Today we’re talking about the four most popular app ideas for Glass: Contextual Consumerism, Glass Docent, The Cloud Nurse, and Augmented-Reality Nametags. These are seriously popular ideas. If you asked a hundred people what they think Glass is for, I guarantee that 95 will name one or more of these. I call them the Four Glassmen of the App-ocalypse.
Mercenary developers? Consider these the most pitchable Glassware on the planet.
Insecure developers? Pick a different project, because these are not original ideas.
Contextual Consumerism: It’s fitting to start with Robert Scoble’s personal favorite concept – getting assistance parting with your money. “Looking at a product, comparing prices, and getting reviews” is the most common expression, but “being notified of nearby deals” and “being reminded if I need to buy something” are close seconds.
Of the four, Contextual Consumerism is the easiest to implement and has the highest immediate payoff. A UPC-to-product database is the only proprietary element, and even simple location awareness can be a passable substitute.
It’s difficult to design one of these apps without revealing an ulterior motive. Frankly, I’m not sure why people request this concept, since it allows the user to be manipulated by marketers.
Glass Docent: Simply a utility that allows you to look at a static piece and get a brief explaination, similar to a docent describing a piece in a gallery. Most people express this as “being able to look at a piece of art in a museum and get information on it”. You’ll hear variations like “looking at a movie poster and getting its trailer” but most expressions are literal.
The Glass Docent is difficult to do with finesse – not only are voice commands impolite in a gallery, but museums usually favor social groups who are just using the art as a pretense to meet up.
Expect to see the Glass Docent often – it’s so labor-intensive to assemble a database of pieces in an exhibit, each museum is likely to implement their own Glassware from scratch.
The Cloud Nurse: If you believe the majority of laypeople, the medical sector will be the first to get ‘disrupted’ by wearable. The idea is to feed patient information to a wearable, such as “patient charts when a nurse walks into a hospital room,” “vitals when the doctor leaves,” and “real-time information during surgery.” Presumably, this will reduce mistakes and oversights.
This is a serious challenge to build and sell. Doctors and surgeons log tens of thousands of hours of practice with their tools, and hospital systems have far more hours of field testing. On top of this, hospitals have long-running contracts, and caregivers are scared of liability. The switching costs are astronomical for large and small practices alike.
The Cloud Nurse is an incremental improvement, not a hole-filler, and risk-averse organizations don’t like gambling on mere process improvements. That said, surgeons have a hard time using computers in the OR without having to scrub and glove again. The ability to have a remote operator run tests and searches, then mirror it back to the surgeon’s wearable, could be a hole in the armor.

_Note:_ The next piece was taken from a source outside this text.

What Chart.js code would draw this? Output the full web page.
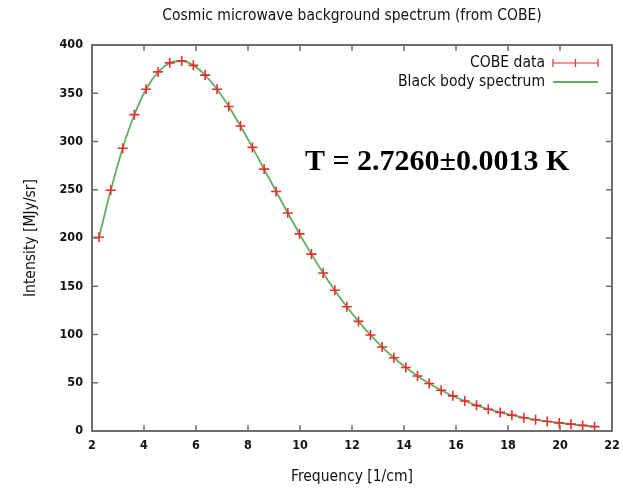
<!DOCTYPE html>
<html>
<head>
<meta charset="utf-8">
<script src="https://cdn.jsdelivr.net/npm/chart.js@4.4.1/dist/chart.umd.min.js"></script>
<style>
  html, body { margin: 0; padding: 0; background: #fff; }
</style>
</head>
<body>
<canvas id="cmb" width="623" height="489"></canvas>
<script>
// frequency in 1/cm
const freq = [2.27, 2.72, 3.18, 3.63, 4.08, 4.54, 4.99, 5.45, 5.90, 6.35, 6.81, 7.26, 7.71, 8.17, 8.62,
  9.08, 9.53, 9.98, 10.44, 10.89, 11.34, 11.80, 12.25, 12.71, 13.16, 13.61, 14.07, 14.52, 14.97,
  15.43, 15.88, 16.34, 16.79, 17.24, 17.70, 18.15, 18.61, 19.06, 19.51, 19.97, 20.42, 20.87, 21.33];

// COBE data, MJy/sr
const intensity = [200.7, 249.5, 293.0, 327.8, 354.1, 372.1, 381.5, 383.5, 378.9, 368.8, 354.1, 336.3,
  316.1, 293.9, 271.4, 248.2, 225.9, 204.3, 183.3, 163.8, 145.8, 128.8, 113.6, 99.5, 87.0, 75.9, 65.8,
  57.0, 49.2, 42.3, 36.4, 31.1, 26.6, 22.6, 19.3, 16.4, 13.8, 11.7, 9.9, 8.4, 7.1, 5.8, 4.5];

// black body curve
const blackBody = [200.6, 249.4, 293.1, 327.7, 354.1, 372.0, 381.4, 383.4, 378.9, 368.9, 354.1, 336.3,
  316.1, 293.9, 271.4, 248.3, 225.9, 204.3, 183.3, 163.8, 145.7, 128.8, 113.6, 99.5, 87.0, 75.9, 65.8,
  57.0, 49.2, 42.3, 36.3, 31.1, 26.6, 22.6, 19.3, 16.4, 13.8, 11.7, 9.9, 8.4, 7.1, 5.8, 4.5];

const xTicks = [2, 4, 6, 8, 10, 12, 14, 16, 18, 20, 22];
const yTicks = [0, 50, 100, 150, 200, 250, 300, 350, 400];

const FONT = "'DejaVu Sans Condensed', 'Liberation Sans Narrow', 'DejaVu Sans', sans-serif";
const RED = "rgb(235, 45, 45)";
const GREEN = "rgb(95, 175, 95)";
const FRAME = "#6e6e6e";

// gnuplot-like frame with inward, mirrored ticks, title, key and label
const gnuFrame = {
  id: "gnuFrame",
  afterDraw(chart) {
    const { ctx, chartArea: a } = chart;
    const xs = chart.scales.x, ys = chart.scales.y;
    ctx.save();
    ctx.strokeStyle = FRAME;
    ctx.lineWidth = 1.5;
    ctx.beginPath();
    xTicks.forEach((v) => {
      const px = xs.getPixelForValue(v);
      ctx.moveTo(px, a.bottom); ctx.lineTo(px, a.bottom - 6);
      ctx.moveTo(px, a.top); ctx.lineTo(px, a.top + 6);
    });
    yTicks.forEach((v) => {
      const py = ys.getPixelForValue(v);
      ctx.moveTo(a.left, py); ctx.lineTo(a.left + 6, py);
      ctx.moveTo(a.right, py); ctx.lineTo(a.right - 6, py);
    });
    ctx.stroke();
    ctx.lineWidth = 2;
    ctx.strokeRect(a.left, a.top, a.right - a.left, a.bottom - a.top);

    // title, centred over the plot
    ctx.font = "15.5px " + FONT;
    ctx.fillStyle = "#111";
    ctx.textAlign = "center";
    ctx.textBaseline = "middle";
    ctx.fillText("Cosmic microwave background spectrum (from COBE)", (a.left + a.right) / 2, 16);

    // key
    ctx.textAlign = "right";
    ctx.fillText("COBE data", 545, 63);
    ctx.fillText("Black body spectrum", 545, 82);
    ctx.lineWidth = 1.2;
    ctx.strokeStyle = RED;
    ctx.beginPath();
    ctx.moveTo(553, 63); ctx.lineTo(598, 63);
    ctx.moveTo(553, 59); ctx.lineTo(553, 67);
    ctx.moveTo(598, 59); ctx.lineTo(598, 67);
    ctx.moveTo(575.5, 59); ctx.lineTo(575.5, 67);
    ctx.stroke();
    ctx.strokeStyle = GREEN;
    ctx.lineWidth = 2;
    ctx.beginPath();
    ctx.moveTo(553, 82); ctx.lineTo(598, 82);
    ctx.stroke();

    // temperature label
    ctx.font = "bold 30px 'Liberation Serif', 'Times New Roman', serif";
    ctx.fillStyle = "#000";
    ctx.textAlign = "left";
    ctx.fillText("T = 2.7260\u00b10.0013 K", 305, 162);
    ctx.restore();
  },
};

const ctx = document.getElementById("cmb");

new Chart(ctx, {
  type: "line",
  data: {
    datasets: [
      {
        label: "COBE data",
        data: freq.map((f, i) => ({ x: f, y: intensity[i] })),
        showLine: false,
        pointStyle: "cross",
        pointRadius: 5,
        pointBorderWidth: 1.6,
        pointBorderColor: RED,
        pointBackgroundColor: RED,
        order: 0,
      },
      {
        label: "Black body spectrum",
        data: freq.map((f, i) => ({ x: f, y: blackBody[i] })),
        borderColor: GREEN,
        borderWidth: 1.8,
        pointRadius: 0,
        cubicInterpolationMode: "monotone",
        order: 1,
      },
    ],
  },
  options: {
    responsive: false,
    animation: false,
    layout: { padding: { left: 0, right: 11, top: 45, bottom: 0 } },
    plugins: {
      legend: { display: false },
      tooltip: { enabled: false },
      title: { display: false },
    },
    scales: {
      x: {
        type: "linear",
        min: 2,
        max: 22,
        afterBuildTicks: (s) => { s.ticks = xTicks.map((v) => ({ value: v })); },
        grid: { display: false, drawTicks: false },
        border: { display: false },
        ticks: { color: "#111", padding: 7, font: { family: FONT, size: 12.5, weight: "bold" } },
        title: {
          display: true,
          text: "Frequency [1/cm]",
          color: "#111",
          font: { family: FONT, size: 15.5 },
          padding: { top: 0, bottom: 3 },
        },
        afterFit: (s) => { s.height = 58; s.paddingLeft = 0; s.paddingRight = 0; },
      },
      y: {
        min: 0,
        max: 400,
        afterBuildTicks: (s) => { s.ticks = yTicks.map((v) => ({ value: v })); },
        grid: { display: false, drawTicks: false },
        border: { display: false },
        ticks: { color: "#111", padding: 9, font: { family: FONT, size: 12.5, weight: "bold" } },
        title: {
          display: true,
          text: "Intensity [MJy/sr]",
          color: "#111",
          font: { family: FONT, size: 15.5 },
          padding: { top: 22, bottom: 0 },
        },
        afterFit: (s) => { s.width = 92; s.paddingTop = 0; s.paddingBottom = 0; },
      },
    },
  },
  plugins: [gnuFrame],
});
</script>
</body>
</html>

The Augmented Reality Nametag: I’ve saved the biggest and most popular for last. The ability to look at a person’s face, and have their name, social-media activity, Klout, bio, etc float nearby, is by far the most often-requested Glassware. Some expressions are innocuous – “I’m bad with names and I want to know if I’ve already met this person.” Some are unnerving – “I want to know if this person is popular (or single) enough to be worth talking to.”
Universal facial recognition is insanely hard. Culling and formatting the dossier in real time is insanely hard. Registering the augmented-reality content is insanely hard. On top of this, you have an etiquette issue of looking at Glass during a conversation, a disturbing information imbalance, a perceived privacy invasion, and the challenge of silently launching the Glassware in the first place.
There are a lot of people working on the AR Nametag. I can name three startups and many open-source projects. All I can say is that TED attendees have a special name for people who cruise the crowds with their heads down, reading badges before they decide who’s worth talking to – badge scanners. They get avoided.